Capital-allocation decisions will be important. If the cost rise is concentrated in consumables and labor, management may prioritize maintenance deferrals or slower non-essential capex; those choices carry trade-offs in safety and long-term production rates. Investors should therefore monitor capex guidance and maintenance-schedule disclosures in the coming quarters to judge whether short-term margin management creates longer-term output risk.
Macro and policy considerations also factor into the outlook. Any change in U.S. trade policy, tariffs on imported steel, or shifts in domestic infrastructure spending could influence metallurgical coal demand. Those external levers are less controllable by company management but material for the sector’s demand outlook; institutions should overlay macro scenarios when stress-testing Warrior Met exposure.
Fazen Markets Perspective
Fazen Markets assesses Warrior Met’s May 1, 2026 guidance as a credible, conservative signaling of inflationary headwinds rather than a red-flag operational crisis. The characterization of the cost increase as "a few dollars per ton" is consistent with broader commodity-sector commentary on consumables inflation and parts lead times. For disciplined institutional analysts, the appropriate response is layered: (1) update per-ton cost curves with a $2–$4/ton incremental band; (2) re-run free-cash-flow sensitivities across low, base and high shipment cases; and (3) stress-test leverage and covenant outcomes under combined price/cost shocks.
A contrarian perspective is that modest, predictable input inflation can be a short-lived margin headwind that prompts operational efficiencies. Operators often respond to a visible per-ton cost shock with targeted productivity programs and procurement optimization; in prior cycles, those actions have recaptured a material portion of the per-ton increase within 12–18 months. Warier investors should therefore watch for qualitative evidence of procurement renegotiations, increased in-house maintenance, or hedges against diesel price exposure.
Institutional investors should use the company’s statement as a prompt to refine position sizing and hedging frameworks rather than as a catalyst for binary decisions. Detailed scenario analysis, anchored to the $2–$4/ton band referenced by management and triangulated with real-time diesel and parts-cost indices, will yield the most robust portfolio outcomes. For more granular modelling tools and metal/coal market data, visit our research hub and topic pages or contact the Fazen research desk through our platform at fazen markets.
Bottom Line
Warrior Met’s May 1, 2026 guidance that cash costs will rise by a few dollars per ton is a material, manageable headwind that warrants recalibration of per-ton cost curves and stress tests for 2026. Institutional investors should incorporate a $2–$4/ton sensitivity band into earnings, cash-flow and covenant models while monitoring diesel, parts lead times and realized coking-coal prices.
Disclaimer: This article is for informational purposes only and does not constitute investment advice.
FAQ
Q: How material is a $3/ton increase to Warrior Met’s finances?
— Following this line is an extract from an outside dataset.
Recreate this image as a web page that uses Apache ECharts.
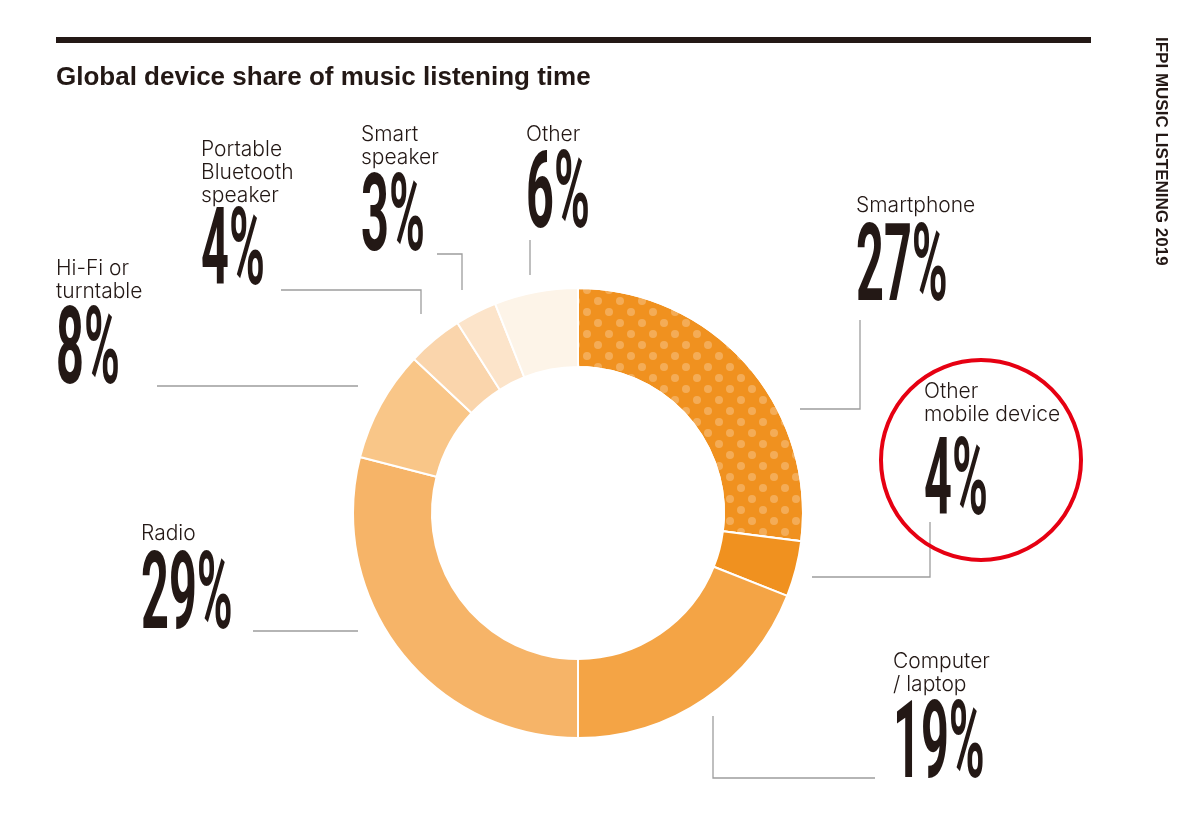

A: The impact depends on shipment volumes; for a hypothetical 6 million short tons shipped, $3/ton equals $18 million pre-tax cost. That magnitude is meaningful for a mid-cap pure-play metallurgical coal producer and should be incorporated into 12-month free-cash-flow and covenant stress tests.
Q: Could Warrior Met pass higher input costs through to customers?
A: Pass-through depends on contract terms and market tightness. In tight physical HCC markets, producers may have more leverage; in softer markets, buyers can push for price concessions. Historical precedents show partial pass-through is possible but not guaranteed, making producer margin protection an important monitoring item.